--- START OF Data records ---
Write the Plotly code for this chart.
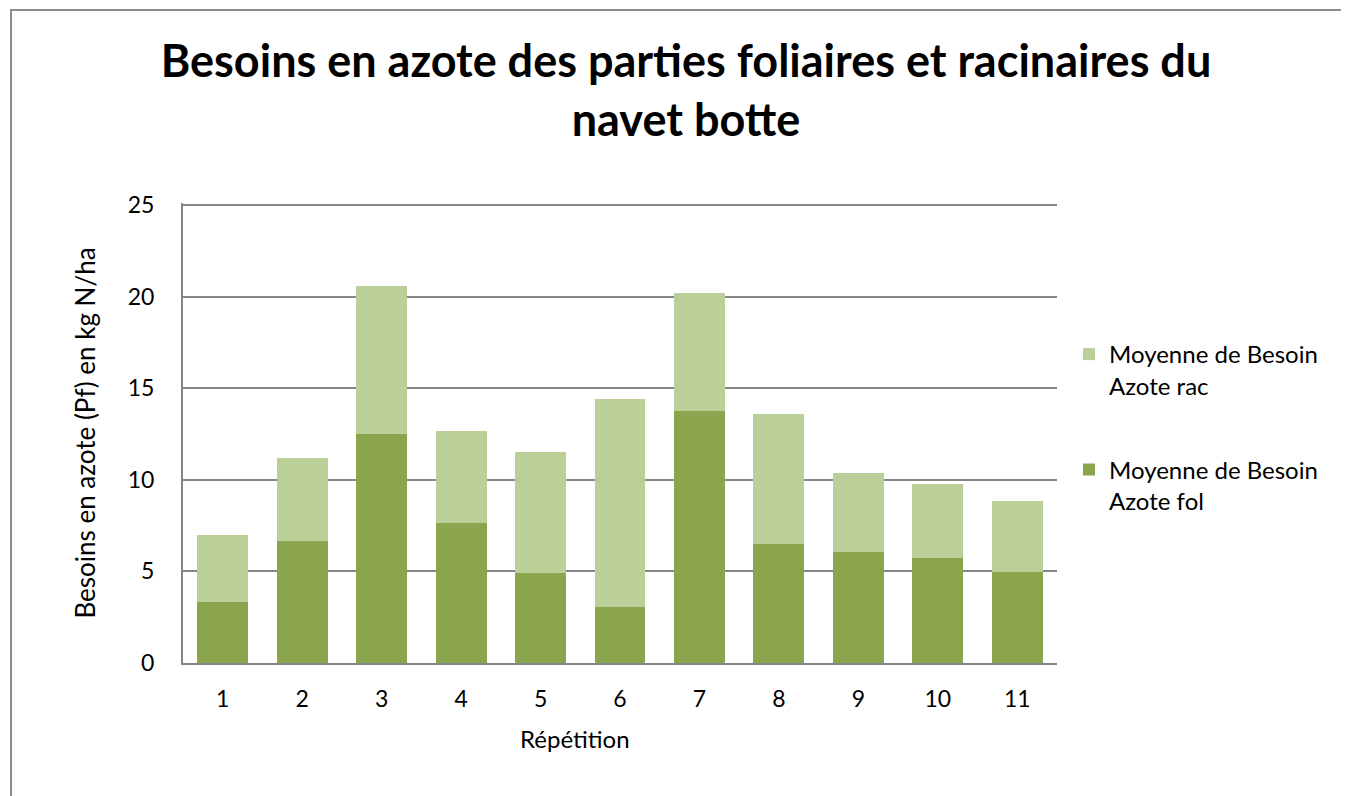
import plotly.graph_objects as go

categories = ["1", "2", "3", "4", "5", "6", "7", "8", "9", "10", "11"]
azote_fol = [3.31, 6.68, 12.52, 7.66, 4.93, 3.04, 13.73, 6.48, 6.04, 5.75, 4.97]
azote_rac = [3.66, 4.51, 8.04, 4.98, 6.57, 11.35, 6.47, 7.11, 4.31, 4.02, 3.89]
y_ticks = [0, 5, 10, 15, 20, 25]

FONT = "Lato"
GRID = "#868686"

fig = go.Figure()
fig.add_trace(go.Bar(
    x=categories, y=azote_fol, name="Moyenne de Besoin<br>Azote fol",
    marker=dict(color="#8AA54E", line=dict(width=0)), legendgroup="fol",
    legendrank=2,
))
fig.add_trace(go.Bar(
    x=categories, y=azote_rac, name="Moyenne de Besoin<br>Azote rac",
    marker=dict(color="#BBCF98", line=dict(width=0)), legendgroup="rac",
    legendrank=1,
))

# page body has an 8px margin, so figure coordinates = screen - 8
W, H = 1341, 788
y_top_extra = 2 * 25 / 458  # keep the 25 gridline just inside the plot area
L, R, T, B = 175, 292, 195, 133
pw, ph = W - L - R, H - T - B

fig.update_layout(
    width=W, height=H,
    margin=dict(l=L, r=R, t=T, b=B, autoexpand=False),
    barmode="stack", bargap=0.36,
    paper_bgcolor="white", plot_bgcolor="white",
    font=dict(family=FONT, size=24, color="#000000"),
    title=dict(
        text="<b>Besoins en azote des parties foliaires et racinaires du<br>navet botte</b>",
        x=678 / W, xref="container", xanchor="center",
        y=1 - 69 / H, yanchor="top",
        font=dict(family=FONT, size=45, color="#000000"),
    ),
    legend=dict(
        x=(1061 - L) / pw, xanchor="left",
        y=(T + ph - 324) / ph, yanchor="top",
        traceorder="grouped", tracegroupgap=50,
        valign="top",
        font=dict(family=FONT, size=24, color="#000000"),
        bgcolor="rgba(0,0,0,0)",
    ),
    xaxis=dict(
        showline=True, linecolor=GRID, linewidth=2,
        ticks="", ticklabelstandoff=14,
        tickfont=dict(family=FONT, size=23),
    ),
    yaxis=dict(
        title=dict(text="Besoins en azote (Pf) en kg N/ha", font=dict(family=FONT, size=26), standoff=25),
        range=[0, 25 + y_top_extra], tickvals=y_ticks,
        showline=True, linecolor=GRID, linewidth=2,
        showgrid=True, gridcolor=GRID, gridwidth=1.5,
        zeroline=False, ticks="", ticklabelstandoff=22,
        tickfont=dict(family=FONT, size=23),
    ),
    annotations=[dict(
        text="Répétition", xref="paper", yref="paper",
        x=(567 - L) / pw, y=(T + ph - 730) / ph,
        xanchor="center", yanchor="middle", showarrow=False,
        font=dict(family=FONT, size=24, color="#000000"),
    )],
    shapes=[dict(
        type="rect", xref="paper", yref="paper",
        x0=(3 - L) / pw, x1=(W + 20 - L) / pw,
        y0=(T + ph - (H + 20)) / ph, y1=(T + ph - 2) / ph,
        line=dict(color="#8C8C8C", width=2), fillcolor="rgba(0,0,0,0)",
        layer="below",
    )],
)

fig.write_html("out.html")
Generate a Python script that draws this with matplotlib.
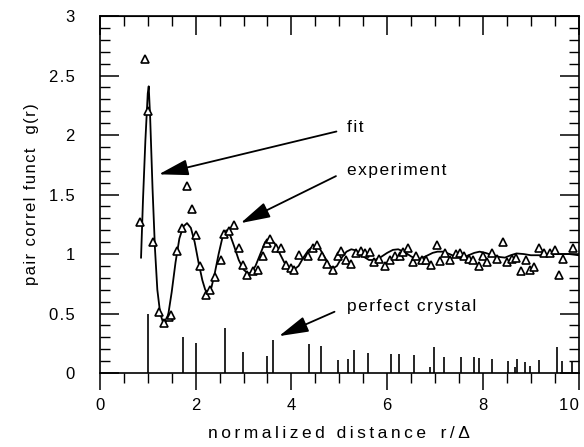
--- END OF Data records ---
## What to do
Retype all of the entries exactly as written, leaving out any images.

## Exercise output
Write the Plotly code for this chart.
import plotly.graph_objects as go

categories = ["1", "2", "3", "4", "5", "6", "7", "8", "9", "10", "11"]
azote_fol = [3.31, 6.68, 12.52, 7.66, 4.93, 3.04, 13.73, 6.48, 6.04, 5.75, 4.97]
azote_rac = [3.66, 4.51, 8.04, 4.98, 6.57, 11.35, 6.47, 7.11, 4.31, 4.02, 3.89]
y_ticks = [0, 5, 10, 15, 20, 25]

FONT = "Lato"
GRID = "#868686"

fig = go.Figure()
fig.add_trace(go.Bar(
    x=categories, y=azote_fol, name="Moyenne de Besoin<br>Azote fol",
    marker=dict(color="#8AA54E", line=dict(width=0)), legendgroup="fol",
    legendrank=2,
))
fig.add_trace(go.Bar(
    x=categories, y=azote_rac, name="Moyenne de Besoin<br>Azote rac",
    marker=dict(color="#BBCF98", line=dict(width=0)), legendgroup="rac",
    legendrank=1,
))

# page body has an 8px margin, so figure coordinates = screen - 8
W, H = 1341, 788
y_top_extra = 2 * 25 / 458  # keep the 25 gridline just inside the plot area
L, R, T, B = 175, 292, 195, 133
pw, ph = W - L - R, H - T - B

fig.update_layout(
    width=W, height=H,
    margin=dict(l=L, r=R, t=T, b=B, autoexpand=False),
    barmode="stack", bargap=0.36,
    paper_bgcolor="white", plot_bgcolor="white",
    font=dict(family=FONT, size=24, color="#000000"),
    title=dict(
        text="<b>Besoins en azote des parties foliaires et racinaires du<br>navet botte</b>",
        x=678 / W, xref="container", xanchor="center",
        y=1 - 69 / H, yanchor="top",
        font=dict(family=FONT, size=45, color="#000000"),
    ),
    legend=dict(
        x=(1061 - L) / pw, xanchor="left",
        y=(T + ph - 324) / ph, yanchor="top",
        traceorder="grouped", tracegroupgap=50,
        valign="top",
        font=dict(family=FONT, size=24, color="#000000"),
        bgcolor="rgba(0,0,0,0)",
    ),
    xaxis=dict(
        showline=True, linecolor=GRID, linewidth=2,
        ticks="", ticklabelstandoff=14,
        tickfont=dict(family=FONT, size=23),
    ),
    yaxis=dict(
        title=dict(text="Besoins en azote (Pf) en kg N/ha", font=dict(family=FONT, size=26), standoff=25),
        range=[0, 25 + y_top_extra], tickvals=y_ticks,
        showline=True, linecolor=GRID, linewidth=2,
        showgrid=True, gridcolor=GRID, gridwidth=1.5,
        zeroline=False, ticks="", ticklabelstandoff=22,
        tickfont=dict(family=FONT, size=23),
    ),
    annotations=[dict(
        text="Répétition", xref="paper", yref="paper",
        x=(567 - L) / pw, y=(T + ph - 730) / ph,
        xanchor="center", yanchor="middle", showarrow=False,
        font=dict(family=FONT, size=24, color="#000000"),
    )],
    shapes=[dict(
        type="rect", xref="paper", yref="paper",
        x0=(3 - L) / pw, x1=(W + 20 - L) / pw,
        y0=(T + ph - (H + 20)) / ph, y1=(T + ph - 2) / ph,
        line=dict(color="#8C8C8C", width=2), fillcolor="rgba(0,0,0,0)",
        layer="below",
    )],
)

fig.write_html("out.html")
Generate a Python script that draws this with matplotlib.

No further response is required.